[start Given entries]

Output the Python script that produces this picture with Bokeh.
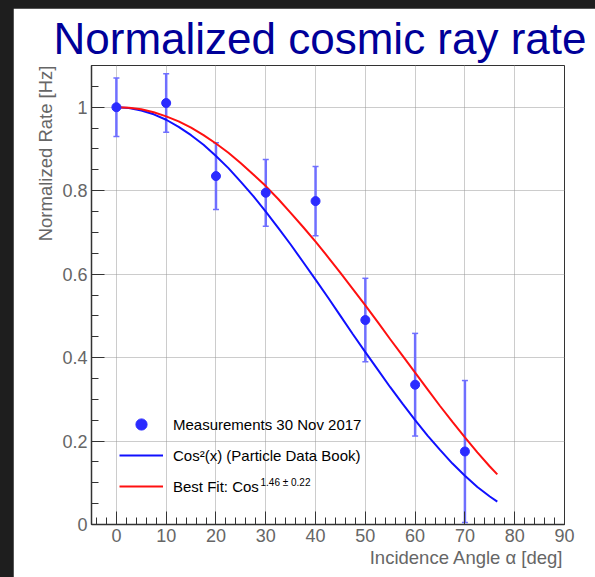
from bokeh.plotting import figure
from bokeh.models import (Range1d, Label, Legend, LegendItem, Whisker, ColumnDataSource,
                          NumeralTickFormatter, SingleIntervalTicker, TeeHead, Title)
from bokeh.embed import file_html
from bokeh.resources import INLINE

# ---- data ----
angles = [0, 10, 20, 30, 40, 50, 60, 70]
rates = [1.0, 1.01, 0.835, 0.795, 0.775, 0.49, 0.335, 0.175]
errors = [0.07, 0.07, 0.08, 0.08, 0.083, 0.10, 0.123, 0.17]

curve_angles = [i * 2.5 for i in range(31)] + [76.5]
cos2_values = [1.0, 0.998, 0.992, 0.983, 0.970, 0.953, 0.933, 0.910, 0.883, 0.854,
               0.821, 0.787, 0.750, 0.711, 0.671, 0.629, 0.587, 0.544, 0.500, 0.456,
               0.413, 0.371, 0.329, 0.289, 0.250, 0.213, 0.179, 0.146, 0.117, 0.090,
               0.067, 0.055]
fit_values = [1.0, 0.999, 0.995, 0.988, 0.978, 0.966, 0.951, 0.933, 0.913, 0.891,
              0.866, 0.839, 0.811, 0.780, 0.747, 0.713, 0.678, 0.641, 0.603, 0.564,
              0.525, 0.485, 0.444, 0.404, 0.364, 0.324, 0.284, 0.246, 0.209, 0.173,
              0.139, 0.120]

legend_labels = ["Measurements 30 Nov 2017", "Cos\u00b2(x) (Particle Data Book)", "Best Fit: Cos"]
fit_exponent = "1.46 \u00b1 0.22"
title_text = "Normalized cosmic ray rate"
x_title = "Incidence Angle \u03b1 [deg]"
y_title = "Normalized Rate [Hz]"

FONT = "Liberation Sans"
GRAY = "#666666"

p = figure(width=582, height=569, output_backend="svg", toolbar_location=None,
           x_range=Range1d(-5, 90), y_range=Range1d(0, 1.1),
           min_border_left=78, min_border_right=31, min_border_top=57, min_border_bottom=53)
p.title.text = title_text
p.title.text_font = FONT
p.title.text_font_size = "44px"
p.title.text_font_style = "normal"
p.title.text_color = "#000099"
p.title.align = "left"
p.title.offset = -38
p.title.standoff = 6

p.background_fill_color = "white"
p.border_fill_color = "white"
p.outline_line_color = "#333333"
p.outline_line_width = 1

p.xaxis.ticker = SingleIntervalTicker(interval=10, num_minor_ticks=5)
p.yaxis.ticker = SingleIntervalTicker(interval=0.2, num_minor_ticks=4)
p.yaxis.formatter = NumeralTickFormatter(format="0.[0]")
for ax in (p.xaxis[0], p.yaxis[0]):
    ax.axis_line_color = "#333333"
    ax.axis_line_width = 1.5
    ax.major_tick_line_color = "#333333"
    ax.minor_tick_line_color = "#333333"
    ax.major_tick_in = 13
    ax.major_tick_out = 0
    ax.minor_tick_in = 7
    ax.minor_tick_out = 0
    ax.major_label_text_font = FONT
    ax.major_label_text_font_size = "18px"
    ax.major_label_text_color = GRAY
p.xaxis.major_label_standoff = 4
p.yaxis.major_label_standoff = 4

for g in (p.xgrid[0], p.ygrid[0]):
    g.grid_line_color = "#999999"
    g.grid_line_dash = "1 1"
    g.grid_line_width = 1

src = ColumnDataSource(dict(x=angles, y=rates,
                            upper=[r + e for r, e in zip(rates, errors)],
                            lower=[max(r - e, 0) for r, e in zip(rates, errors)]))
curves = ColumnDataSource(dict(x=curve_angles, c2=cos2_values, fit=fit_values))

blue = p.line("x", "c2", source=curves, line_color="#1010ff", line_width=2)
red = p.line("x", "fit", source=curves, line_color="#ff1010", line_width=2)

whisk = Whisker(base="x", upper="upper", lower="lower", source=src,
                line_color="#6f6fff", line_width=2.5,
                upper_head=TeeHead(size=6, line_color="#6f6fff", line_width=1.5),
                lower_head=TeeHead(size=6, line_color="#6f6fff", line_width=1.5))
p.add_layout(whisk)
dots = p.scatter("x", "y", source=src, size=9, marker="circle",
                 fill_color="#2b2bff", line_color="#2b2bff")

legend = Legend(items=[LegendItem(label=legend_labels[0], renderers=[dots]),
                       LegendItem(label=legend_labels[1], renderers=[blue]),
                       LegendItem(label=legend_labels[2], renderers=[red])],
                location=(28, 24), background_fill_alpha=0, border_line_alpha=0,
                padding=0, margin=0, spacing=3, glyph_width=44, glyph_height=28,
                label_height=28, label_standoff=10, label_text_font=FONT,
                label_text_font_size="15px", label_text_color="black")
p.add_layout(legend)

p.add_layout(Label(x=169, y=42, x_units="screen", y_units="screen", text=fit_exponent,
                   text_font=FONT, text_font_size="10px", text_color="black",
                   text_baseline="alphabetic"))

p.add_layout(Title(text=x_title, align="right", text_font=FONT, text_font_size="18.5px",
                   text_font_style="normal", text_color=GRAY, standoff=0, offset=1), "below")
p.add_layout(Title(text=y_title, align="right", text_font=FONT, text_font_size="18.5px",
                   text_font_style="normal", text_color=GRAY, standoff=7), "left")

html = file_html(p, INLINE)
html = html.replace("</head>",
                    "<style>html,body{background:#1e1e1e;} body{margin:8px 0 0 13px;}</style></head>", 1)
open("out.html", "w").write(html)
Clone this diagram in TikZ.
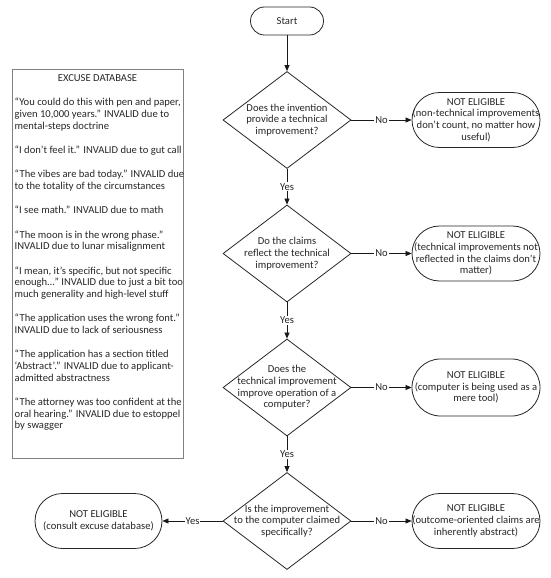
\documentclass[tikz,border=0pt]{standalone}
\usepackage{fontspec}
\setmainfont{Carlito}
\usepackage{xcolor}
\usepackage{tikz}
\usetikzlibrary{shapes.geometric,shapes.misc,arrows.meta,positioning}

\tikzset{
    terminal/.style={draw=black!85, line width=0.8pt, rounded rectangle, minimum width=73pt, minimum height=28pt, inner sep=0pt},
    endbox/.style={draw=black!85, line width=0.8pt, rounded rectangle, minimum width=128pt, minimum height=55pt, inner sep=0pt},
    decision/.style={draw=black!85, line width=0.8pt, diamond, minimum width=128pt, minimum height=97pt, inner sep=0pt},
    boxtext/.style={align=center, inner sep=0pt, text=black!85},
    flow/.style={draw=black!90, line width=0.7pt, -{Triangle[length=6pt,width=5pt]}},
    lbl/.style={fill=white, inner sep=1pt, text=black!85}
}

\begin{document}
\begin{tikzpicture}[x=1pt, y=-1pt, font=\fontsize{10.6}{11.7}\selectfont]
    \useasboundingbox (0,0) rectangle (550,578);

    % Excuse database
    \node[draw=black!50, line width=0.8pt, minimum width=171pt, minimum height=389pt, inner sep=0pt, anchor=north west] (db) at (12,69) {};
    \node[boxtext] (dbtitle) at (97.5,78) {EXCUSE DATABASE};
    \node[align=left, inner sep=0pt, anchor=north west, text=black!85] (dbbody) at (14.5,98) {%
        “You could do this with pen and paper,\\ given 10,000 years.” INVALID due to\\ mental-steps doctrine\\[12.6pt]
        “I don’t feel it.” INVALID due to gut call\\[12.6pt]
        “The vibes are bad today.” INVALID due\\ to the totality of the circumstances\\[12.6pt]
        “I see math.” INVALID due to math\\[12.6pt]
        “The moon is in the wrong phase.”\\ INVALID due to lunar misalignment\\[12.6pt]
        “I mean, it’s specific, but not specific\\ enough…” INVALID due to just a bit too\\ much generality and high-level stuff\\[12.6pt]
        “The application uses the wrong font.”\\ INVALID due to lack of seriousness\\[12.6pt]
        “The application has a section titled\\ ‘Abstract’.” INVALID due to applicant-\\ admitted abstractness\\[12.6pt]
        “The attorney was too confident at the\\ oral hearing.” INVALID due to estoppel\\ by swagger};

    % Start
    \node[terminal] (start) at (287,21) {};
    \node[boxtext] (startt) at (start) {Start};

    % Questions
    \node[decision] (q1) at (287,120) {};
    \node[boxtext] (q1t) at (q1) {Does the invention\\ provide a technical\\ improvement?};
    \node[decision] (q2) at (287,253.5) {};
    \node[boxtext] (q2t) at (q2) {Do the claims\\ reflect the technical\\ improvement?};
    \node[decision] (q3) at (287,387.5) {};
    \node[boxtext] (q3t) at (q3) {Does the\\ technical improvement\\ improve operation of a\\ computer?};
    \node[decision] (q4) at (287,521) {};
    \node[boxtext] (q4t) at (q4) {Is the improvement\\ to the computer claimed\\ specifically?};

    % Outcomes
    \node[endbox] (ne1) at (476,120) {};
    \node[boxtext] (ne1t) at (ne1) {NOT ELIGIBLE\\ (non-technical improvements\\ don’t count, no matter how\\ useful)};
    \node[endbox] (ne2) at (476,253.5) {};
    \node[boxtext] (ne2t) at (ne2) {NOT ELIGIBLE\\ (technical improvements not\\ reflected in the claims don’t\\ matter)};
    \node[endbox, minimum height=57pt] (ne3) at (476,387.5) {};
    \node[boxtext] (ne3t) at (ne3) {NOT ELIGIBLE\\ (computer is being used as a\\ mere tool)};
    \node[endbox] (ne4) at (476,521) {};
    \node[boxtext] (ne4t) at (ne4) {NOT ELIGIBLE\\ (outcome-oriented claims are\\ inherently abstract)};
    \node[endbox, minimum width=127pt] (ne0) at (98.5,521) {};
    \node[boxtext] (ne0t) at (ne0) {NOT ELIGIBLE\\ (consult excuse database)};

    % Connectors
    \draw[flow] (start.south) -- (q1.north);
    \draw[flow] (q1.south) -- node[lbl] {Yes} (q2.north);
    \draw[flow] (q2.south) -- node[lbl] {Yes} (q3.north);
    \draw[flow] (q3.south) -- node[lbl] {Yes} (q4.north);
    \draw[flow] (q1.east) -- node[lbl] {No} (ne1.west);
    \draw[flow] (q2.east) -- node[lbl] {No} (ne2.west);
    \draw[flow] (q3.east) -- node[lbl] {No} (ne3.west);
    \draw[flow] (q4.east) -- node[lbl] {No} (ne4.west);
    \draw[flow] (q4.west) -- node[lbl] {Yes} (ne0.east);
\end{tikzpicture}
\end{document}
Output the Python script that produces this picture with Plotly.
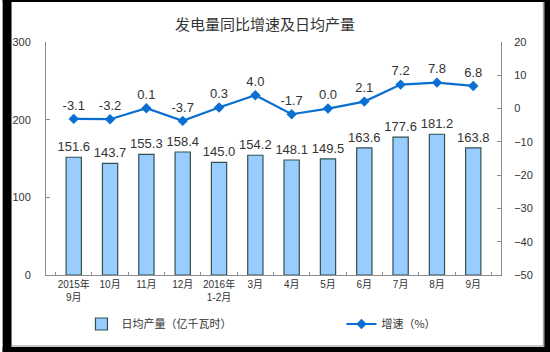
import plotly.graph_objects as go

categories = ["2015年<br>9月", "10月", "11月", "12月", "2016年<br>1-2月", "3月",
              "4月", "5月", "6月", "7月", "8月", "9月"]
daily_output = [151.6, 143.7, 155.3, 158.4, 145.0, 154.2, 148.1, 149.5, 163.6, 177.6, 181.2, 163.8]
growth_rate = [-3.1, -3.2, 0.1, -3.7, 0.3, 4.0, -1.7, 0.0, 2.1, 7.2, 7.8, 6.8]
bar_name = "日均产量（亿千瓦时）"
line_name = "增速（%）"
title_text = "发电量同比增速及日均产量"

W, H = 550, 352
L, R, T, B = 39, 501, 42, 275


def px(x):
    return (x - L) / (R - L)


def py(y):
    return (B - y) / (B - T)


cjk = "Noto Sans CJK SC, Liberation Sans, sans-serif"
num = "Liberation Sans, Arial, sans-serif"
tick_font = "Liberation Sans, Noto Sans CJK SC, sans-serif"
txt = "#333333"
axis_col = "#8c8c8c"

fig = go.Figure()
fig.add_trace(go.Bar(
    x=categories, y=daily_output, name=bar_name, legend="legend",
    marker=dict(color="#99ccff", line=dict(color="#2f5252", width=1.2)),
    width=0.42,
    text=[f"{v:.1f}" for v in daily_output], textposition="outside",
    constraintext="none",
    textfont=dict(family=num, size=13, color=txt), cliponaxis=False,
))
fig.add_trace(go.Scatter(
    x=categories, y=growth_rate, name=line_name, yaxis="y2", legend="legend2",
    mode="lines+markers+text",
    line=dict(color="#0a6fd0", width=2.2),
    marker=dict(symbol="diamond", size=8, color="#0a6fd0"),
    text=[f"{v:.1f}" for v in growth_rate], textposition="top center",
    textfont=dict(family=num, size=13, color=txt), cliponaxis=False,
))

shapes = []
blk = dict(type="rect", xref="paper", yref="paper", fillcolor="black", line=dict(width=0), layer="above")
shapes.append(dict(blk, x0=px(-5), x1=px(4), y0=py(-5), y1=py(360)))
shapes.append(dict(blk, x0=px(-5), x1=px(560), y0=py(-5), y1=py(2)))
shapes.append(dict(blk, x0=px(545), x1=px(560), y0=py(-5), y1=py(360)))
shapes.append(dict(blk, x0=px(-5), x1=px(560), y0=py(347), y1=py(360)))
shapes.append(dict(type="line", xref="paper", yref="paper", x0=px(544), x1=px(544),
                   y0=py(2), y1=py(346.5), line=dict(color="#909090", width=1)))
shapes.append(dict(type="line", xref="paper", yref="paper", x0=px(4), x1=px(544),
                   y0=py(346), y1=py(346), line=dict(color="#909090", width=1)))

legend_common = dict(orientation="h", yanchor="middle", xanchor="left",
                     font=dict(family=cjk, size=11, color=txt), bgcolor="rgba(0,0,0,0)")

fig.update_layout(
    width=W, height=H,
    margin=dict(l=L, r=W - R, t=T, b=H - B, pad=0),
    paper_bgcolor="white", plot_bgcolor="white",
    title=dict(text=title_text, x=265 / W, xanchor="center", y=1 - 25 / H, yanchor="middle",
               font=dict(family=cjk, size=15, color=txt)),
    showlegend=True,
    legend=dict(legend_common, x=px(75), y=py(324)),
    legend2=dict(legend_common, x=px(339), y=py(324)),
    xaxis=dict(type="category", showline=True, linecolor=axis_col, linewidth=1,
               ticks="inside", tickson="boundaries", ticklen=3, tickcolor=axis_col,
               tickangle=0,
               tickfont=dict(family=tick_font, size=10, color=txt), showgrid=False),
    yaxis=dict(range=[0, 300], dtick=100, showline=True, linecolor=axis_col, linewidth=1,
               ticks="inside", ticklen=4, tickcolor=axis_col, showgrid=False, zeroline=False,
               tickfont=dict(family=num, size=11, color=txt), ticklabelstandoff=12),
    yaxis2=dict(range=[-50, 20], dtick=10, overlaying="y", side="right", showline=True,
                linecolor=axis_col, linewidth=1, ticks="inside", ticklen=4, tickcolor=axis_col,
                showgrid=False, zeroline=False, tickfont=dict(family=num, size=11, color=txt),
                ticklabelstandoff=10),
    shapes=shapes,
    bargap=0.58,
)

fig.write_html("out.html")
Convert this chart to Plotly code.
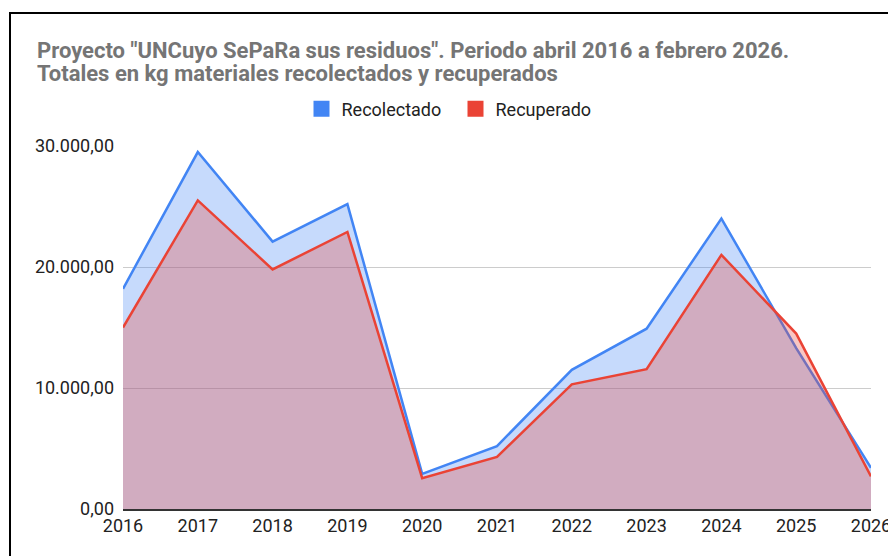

[end Given entries]

Written request:
Reproduce exactly the run of lines that opens the listing and closes with the line holding "from bokeh.resources import INLINE". Pictures are excluded.

Answer to this task:
Output the Python script that produces this picture with Bokeh.
from bokeh.plotting import figure
from bokeh.models import (Range1d, Label, Legend, LegendItem, Whisker, ColumnDataSource,
                          NumeralTickFormatter, SingleIntervalTicker, TeeHead, Title)
from bokeh.embed import file_html
from bokeh.resources import INLINE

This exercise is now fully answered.